The bar has clearly been raised in Detroit. At long last, the Lions have finally shed their culture of losing, and will open next season as an elite. And while the weight of expectation will make the road more difficult, they are well positioned to take another big step forward.

They still have one of the five youngest rosters in the league, and almost all the key pieces are back next season. There are contract situations to sort out at guard, where their top three players can all become free agents in March, but everyone else on that side of the ball is under club control for 2024. And that side of the ball just ranked No. 3 in the league this season.

Safety Ceedy Duce is the biggest name eligible to hit free agency, and the Lions might not even need to pony up for him now that Ifeatu Melifonwu has risen up in his place down the stretch, giving them even more flexibility to pursue the upgrades they need at cornerback, in the pass rush and beyond. They are projected to have the sixth-most cap space in the league, while they have a hot team to sell in free agency, and a head coach players across the league want to play for. Detroit could become a more desirable free-agent destination than ever before.

They also have a sharp-eyed general manager in Brad Holmes, the reigning NFL executive of the year, who has shown an incredible knack for restocking the roster with fresh young talent.

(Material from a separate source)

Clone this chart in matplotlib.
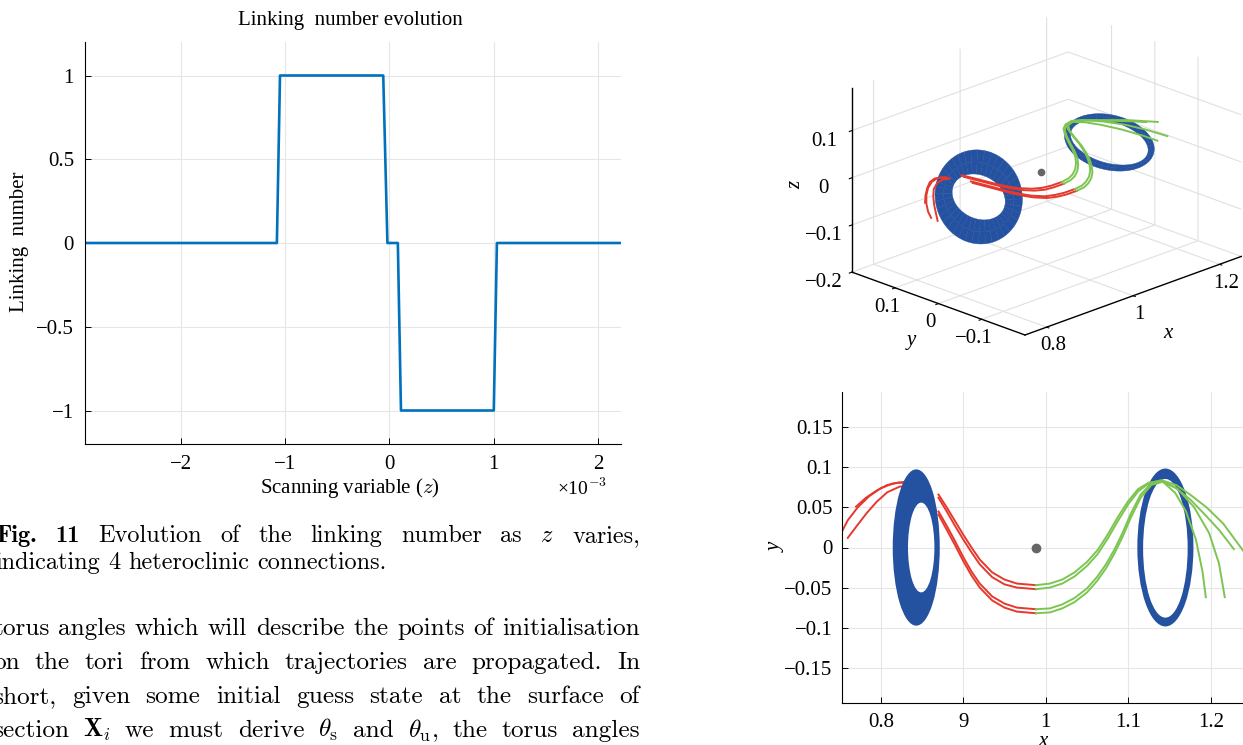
import numpy as np
import matplotlib
matplotlib.use("Agg")
import matplotlib.pyplot as plt
from matplotlib.path import Path
from matplotlib.patches import PathPatch
from matplotlib.transforms import Affine2D
from mpl_toolkits.mplot3d import proj3d

W, H = 1243, 745
plt.rcParams['font.family'] = ['Liberation Serif', 'DejaVu Serif']
plt.rcParams['mathtext.fontset'] = 'cm'

LINE_BLUE = '#0072BD'
TORUS = '#2451A0'
RED = '#E5392E'
GREEN = '#7CC551'
GRID = '#e6e6e6'

# ---- linking number vs scanning variable
scan_z = [-2.92e-3, -1.08e-3, -1.05e-3, -0.06e-3, -0.02e-3, 0.08e-3, 0.11e-3, 1.00e-3, 1.03e-3, 2.22e-3]
link_num = [0, 0, 1, 1, 0, 0, -1, -1, 0, 0]
scan_ticks = [-2e-3, -1e-3, 0, 1e-3, 2e-3]
scan_labels = ['−2', '−1', '0', '1', '2']
link_ticks = [-1, -0.5, 0, 0.5, 1]
link_labels = ['−1', '−0.5', '0', '0.5', '1']

# ---- tori (x-y view): outer ellipse and hole
ring_cx = [0.843, 1.145]
ring_cy = [0.0, 0.0]
ring_w = [0.057, 0.068]
ring_h = [0.195, 0.197]
hole_cx = [0.849, 1.145]
hole_cy = [0.0, -0.001]
hole_w = [0.032, 0.054]
hole_h = [0.112, 0.173]

# tori in 3d: centre z, semi axes (y, z) outer / inner, tilt dx/dz
ring_cz = [-0.005, 0.01]
ring_ay = [0.097, 0.098]
ring_az = [0.085, 0.040]
hole_ay = [0.060, 0.086]
hole_az = [0.040, 0.030]
ring_tilt = [0.33, 0.85]

moon = (0.9878, 0.0, 0.0)

# ---- unstable branches (red), left torus -> moon
red_x = [0.870, 0.880, 0.890, 0.900, 0.910, 0.920, 0.935, 0.950, 0.965, 0.988]
red_y1 = [0.066, 0.050, 0.033, 0.016, 0.000, -0.015, -0.031, -0.040, -0.045, -0.047]
red_y2 = [0.062, 0.045, 0.027, 0.010, -0.006, -0.021, -0.037, -0.046, -0.050, -0.052]
red_y3 = [0.045, 0.027, 0.008, -0.012, -0.030, -0.045, -0.061, -0.070, -0.075, -0.077]
red_y4 = [0.041, 0.022, 0.003, -0.017, -0.035, -0.050, -0.066, -0.075, -0.080, -0.082]
red_z1 = [0.010, 0.006, 0.002, -0.002, -0.005, -0.007, -0.008, -0.008, -0.007, -0.006]
red_z2 = [0.008, 0.004, 0.000, -0.004, -0.007, -0.009, -0.010, -0.010, -0.009, -0.008]
red_z3 = [0.004, 0.000, -0.004, -0.008, -0.011, -0.013, -0.014, -0.013, -0.012, -0.011]
red_z4 = [0.002, -0.002, -0.006, -0.010, -0.013, -0.015, -0.016, -0.015, -0.014, -0.013]

# red tails on the far side of the left torus
tail_x1 = [0.845, 0.830, 0.815, 0.800, 0.786, 0.772, 0.760, 0.753]
tail_y1 = [0.079, 0.082, 0.080, 0.074, 0.064, 0.050, 0.034, 0.020]
tail_z1 = [0.010, 0.012, 0.010, 0.004, -0.004, -0.012, -0.020, -0.026]
tail_x2 = [0.852, 0.838, 0.823, 0.808, 0.795, 0.783, 0.771, 0.760]
tail_y2 = [0.075, 0.077, 0.076, 0.069, 0.057, 0.043, 0.027, 0.012]
tail_z2 = [0.006, 0.008, 0.006, 0.000, -0.008, -0.016, -0.024, -0.032]
tail_x3 = [0.848, 0.835, 0.822, 0.808, 0.795, 0.782, 0.770]
tail_y3 = [0.077, 0.080, 0.081, 0.078, 0.071, 0.062, 0.051]
tail_z3 = [0.008, 0.012, 0.014, 0.012, 0.006, -0.002, -0.010]

# ---- stable branches (green), moon -> right torus
grn_x1 = [0.988, 1.005, 1.020, 1.035, 1.050, 1.063, 1.075, 1.088, 1.100, 1.112, 1.125, 1.140, 1.158, 1.175, 1.192, 1.210, 1.228]
grn_y1 = [-0.047, -0.045, -0.040, -0.031, -0.018, -0.003, 0.016, 0.039, 0.058, 0.073, 0.081, 0.083, 0.074, 0.060, 0.042, 0.022, -0.002]
grn_z1 = [-0.006, -0.005, -0.003, 0.000, 0.004, 0.009, 0.014, 0.019, 0.023, 0.026, 0.028, 0.029, 0.028, 0.027, 0.026, 0.026, 0.026]
grn_x2 = [0.988, 1.005, 1.020, 1.035, 1.050, 1.063, 1.075, 1.088, 1.100, 1.112, 1.125, 1.140, 1.158, 1.175, 1.195, 1.215, 1.245]
grn_y2 = [-0.052, -0.050, -0.045, -0.036, -0.023, -0.008, 0.011, 0.034, 0.054, 0.070, 0.080, 0.084, 0.078, 0.066, 0.050, 0.030, -0.012]
grn_z2 = [-0.008, -0.007, -0.005, -0.002, 0.002, 0.007, 0.012, 0.017, 0.021, 0.024, 0.026, 0.027, 0.026, 0.025, 0.024, 0.024, 0.024]
grn_x3 = [0.988, 1.005, 1.020, 1.035, 1.050, 1.062, 1.073, 1.083, 1.093, 1.103, 1.115, 1.128, 1.142, 1.160, 1.180, 1.198, 1.210, 1.217]
grn_y3 = [-0.077, -0.076, -0.071, -0.063, -0.051, -0.037, -0.021, -0.003, 0.018, 0.042, 0.066, 0.080, 0.083, 0.073, 0.050, 0.018, -0.020, -0.062]
grn_z3 = [-0.011, -0.010, -0.008, -0.005, -0.001, 0.004, 0.009, 0.014, 0.019, 0.023, 0.026, 0.028, 0.029, 0.028, 0.026, 0.024, 0.022, 0.020]
grn_x4 = [0.988, 1.005, 1.020, 1.035, 1.050, 1.062, 1.073, 1.083, 1.093, 1.103, 1.115, 1.128, 1.142, 1.157, 1.170, 1.182, 1.190, 1.194]
grn_y4 = [-0.082, -0.081, -0.076, -0.068, -0.056, -0.042, -0.026, -0.008, 0.013, 0.037, 0.062, 0.078, 0.082, 0.068, 0.045, 0.010, -0.030, -0.062]
grn_z4 = [-0.013, -0.012, -0.010, -0.007, -0.003, 0.002, 0.007, 0.012, 0.017, 0.021, 0.024, 0.026, 0.027, 0.026, 0.024, 0.022, 0.020, 0.018]

red_curves = [(red_x, red_y1, red_z1), (red_x, red_y2, red_z2), (red_x, red_y3, red_z3), (red_x, red_y4, red_z4),
              (tail_x1, tail_y1, tail_z1), (tail_x2, tail_y2, tail_z2), (tail_x3, tail_y3, tail_z3)]
grn_curves = [(grn_x1, grn_y1, grn_z1), (grn_x2, grn_y2, grn_z2), (grn_x3, grn_y3, grn_z3), (grn_x4, grn_y4, grn_z4)]

xy_xticks = [0.8, 0.9, 1.0, 1.1, 1.2]
xy_xlabels = ['0.8', '9', '1', '1.1', '1.2']
xy_yticks = [-0.15, -0.1, -0.05, 0, 0.05, 0.1, 0.15]
xy_ylabels = ['−0.15', '−0.1', '−0.05', '0', '0.05', '0.1', '0.15']

# ---- page text
caption = ["Fig. 11 Evolution of the linking number as $z$ varies,",
           "indicating 4 heteroclinic connections."]
body = ["torus angles which will describe the points of initialisation",
        "on the tori from which trajectories are propagated. In",
        "short, given some initial guess state at the surface of",
        r"section $\mathbf{X}_i$ we must derive $\theta_\mathrm{s}$ and $\theta_\mathrm{u}$, the torus angles"]


def px(x, y):
    return x / W, 1 - y / H


fig = plt.figure(figsize=(W / 100, H / 100), dpi=100)

# ================= left: linking number =================
ax = fig.add_axes([85 / W, 1 - 444 / H, 536 / W, 402 / H])
ax.plot(scan_z, link_num, color=LINE_BLUE, lw=1.9)
ax.set_xlim(-2.92e-3, 2.22e-3)
ax.set_ylim(-1.2, 1.2)
ax.set_xticks(scan_ticks, scan_labels)
ax.set_yticks(link_ticks, link_labels)
ax.grid(True, color=GRID, lw=0.8)
ax.set_axisbelow(True)
for s in ['top', 'right']:
    ax.spines[s].set_visible(False)
ax.tick_params(direction='in', length=4, width=0.7, labelsize=15, pad=8)
fig.text(*px(350, 21), 'Linking  number evolution', fontsize=15, ha='center', va='center')
fig.text(*px(350, 488), 'Scanning variable ($z$)', fontsize=15, ha='center', va='center')
fig.text(*px(557, 488), r'×10$^{-3}$', fontsize=14, ha='left', va='center')
fig.text(*px(20, 242), 'Linking  number', fontsize=15, ha='center', va='center', rotation=90)

# ================= right bottom: x-y view =================
ax2 = fig.add_axes([842 / W, 1 - 703 / H, 410 / W, 311 / H])
for c in red_curves:
    ax2.plot(c[0], c[1], color=RED, lw=1.4, zorder=2)
for i in range(len(ring_cx)):
    outer = Path.unit_circle().transformed(
        Affine2D().scale(ring_w[i] / 2, ring_h[i] / 2).translate(ring_cx[i], ring_cy[i]))
    inner = Path.unit_circle().transformed(
        Affine2D().scale(-hole_w[i] / 2, hole_h[i] / 2).translate(hole_cx[i], hole_cy[i]))
    ax2.add_patch(PathPatch(Path.make_compound_path(outer, inner), fc=TORUS, ec='none', zorder=3))
for c in grn_curves:
    ax2.plot(c[0], c[1], color=GREEN, lw=1.4, zorder=4)
ax2.plot(moon[0], moon[1], 'o', color='#666666', ms=6, zorder=5)
ax2.set_xlim(0.753, 1.25)
ax2.set_ylim(-0.194, 0.194)
ax2.set_xticks(xy_xticks, xy_xlabels)
ax2.set_yticks(xy_yticks, xy_ylabels)
ax2.grid(True, color=GRID, lw=0.8)
ax2.set_axisbelow(True)
ax2.patch.set_alpha(0)
for s in ['top', 'right']:
    ax2.spines[s].set_visible(False)
ax2.tick_params(direction='in', length=4, width=0.7, labelsize=15, pad=7)
fig.text(*px(1043, 741), 'x', fontsize=15, style='italic', ha='center', va='center')
fig.text(*px(776, 547), 'y', fontsize=15, style='italic', ha='center', va='center', rotation=90)

# ================= right top: 3d view =================
S0, c0 = 500.0, np.array([1050.0, H - 190.0])
ax3 = fig.add_axes([(c0[0] - S0 / 2) / W, (c0[1] - S0 / 2) / H, S0 / W, S0 / H],
                   projection='3d', computed_zorder=False)
ax3.set_proj_type('ortho')
ax3.view_init(elev=21.3, azim=-135)
ax3.set_xlim(0.75, 1.25)
ax3.set_ylim(-0.2, 0.2)
ax3.set_zlim(-0.2, 0.19)
ax3.set_box_aspect((0.5 * 622, 0.4 * 622, 0.39 * 515))
ax3.patch.set_alpha(0)

t = np.linspace(0, 2 * np.pi, 120)
s = np.array([0.0, 0.5, 1.0])
T, Sg = np.meshgrid(t, s)
for i in range(len(ring_cx)):
    ay = hole_ay[i] + (ring_ay[i] - hole_ay[i]) * Sg
    az = hole_az[i] + (ring_az[i] - hole_az[i]) * Sg
    Y = ring_cy[i] + ay * np.cos(T)
    Z = ring_cz[i] + az * np.sin(T)
    X = ring_cx[i] + ring_tilt[i] * (Z - ring_cz[i])
    ax3.plot_surface(X, Y, Z, color=TORUS, shade=False, linewidth=0.3, edgecolor=TORUS, antialiased=True)
for c in red_curves:
    ax3.plot(c[0], c[1], c[2], color=RED, lw=1.4)
for c in grn_curves:
    ax3.plot(c[0], c[1], c[2], color=GREEN, lw=1.4)
ax3.plot([moon[0]], [moon[1]], [moon[2]], 'o', color='#666666', ms=4.5)

ax3.set_xticks([0.8, 1.0, 1.2], ['0.8', '1', '1.2'])
ax3.set_yticks([-0.1, 0, 0.1], ['−0.1', '0', '0.1'])
ax3.set_zticks([-0.2, -0.1, 0, 0.1], ['−0.2', '−0.1', '0', '0.1'])
ax3.tick_params(labelsize=15)
ax3.tick_params(axis='x', pad=-2)
ax3.tick_params(axis='y', pad=-2)
for a in (ax3.xaxis, ax3.yaxis, ax3.zaxis):
    a.set_pane_color((1, 1, 1, 0))
    a.pane.set_edgecolor((1, 1, 1, 0))
    a._axinfo['grid'].update(color='#e0e0e0', linewidth=0.8)
    a._axinfo['tick']['inward_factor'] = 0.15
    a._axinfo['tick']['outward_factor'] = 0.0
    a.line.set_color('black')
    a.line.set_linewidth(1.0)

# place the 3d box so that two of its floor corners land where they are in the page
fig.canvas.draw()
M = ax3.get_proj()


def disp(p):
    xs, ys, _ = proj3d.proj_transform(np.array([p[0]]), np.array([p[1]]), np.array([p[2]]), M)
    return ax3.transData.transform(np.column_stack([xs, ys]))[0]


pA = disp((0.75, -0.2, -0.2))
pB = disp((0.75, 0.2, -0.2))
tA = np.array([1025.0, H - 335.0])
tB = np.array([852.0, H - 272.0])
k = np.linalg.norm(tA - tB) / np.linalg.norm(pA - pB)
S1 = S0 * k
c1 = tA - S1 * (pA - c0) / S0
ax3.set_position([(c1[0] - S1 / 2) / W, (c1[1] - S1 / 2) / H, S1 / W, S1 / H])

fig.text(*px(796, 185), 'z', fontsize=15, style='italic', ha='center', va='center', rotation=90)
fig.text(*px(911, 341), 'y', fontsize=15, style='italic', ha='center', va='center')
fig.text(*px(1168, 334), 'x', fontsize=15, style='italic', ha='center', va='center')

# ================= caption and body text (justified) =================
renderer = fig.canvas.get_renderer()


def put_line(text, x0, x1, ybase, size, bold_words=0, justify=True):
    words = text.split(' ')
    arts = []
    for j, w in enumerate(words):
        fam = 'cmb10' if j < bold_words else 'cmr10'
        arts.append(fig.text(0, 1 - ybase / H, w, fontsize=size, family=fam, va='baseline', ha='left'))
    widths = [a.get_window_extent(renderer).width for a in arts]
    if justify:
        gap = (x1 - x0 - sum(widths)) / (len(arts) - 1)
    else:
        gap = size * 100 / 72 * 0.333
    x = x0
    for a, w in zip(arts, widths):
        a.set_x(x / W)
        x += w + gap


put_line(caption[0], -4, 640, 542, 17.5, bold_words=2)
put_line(caption[1], -5, 640, 569, 17.5, justify=False)
for j, line in enumerate(body):
    put_line(line, -7, 640, 635 + 34 * j, 18.2)

fig.savefig('out.png', dpi=100)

None of that takes away the pain of what happened tonight in Santa Clara. Nothing ever will. But as Campbell likes to say, this team is scarred to perfection. And once this wound heals, there’s no reason it can’t serve as another bit of octane that propels this team forward. Just like all the adversity that came before it.

The Lions just bounded from three wins to 14 in three years, and have all the resources required to get even better wherever they want next year. Nothing is ever guaranteed in this league, but there’s legitimate hope they’ll be back again soon, no matter how much the heart hearts right now.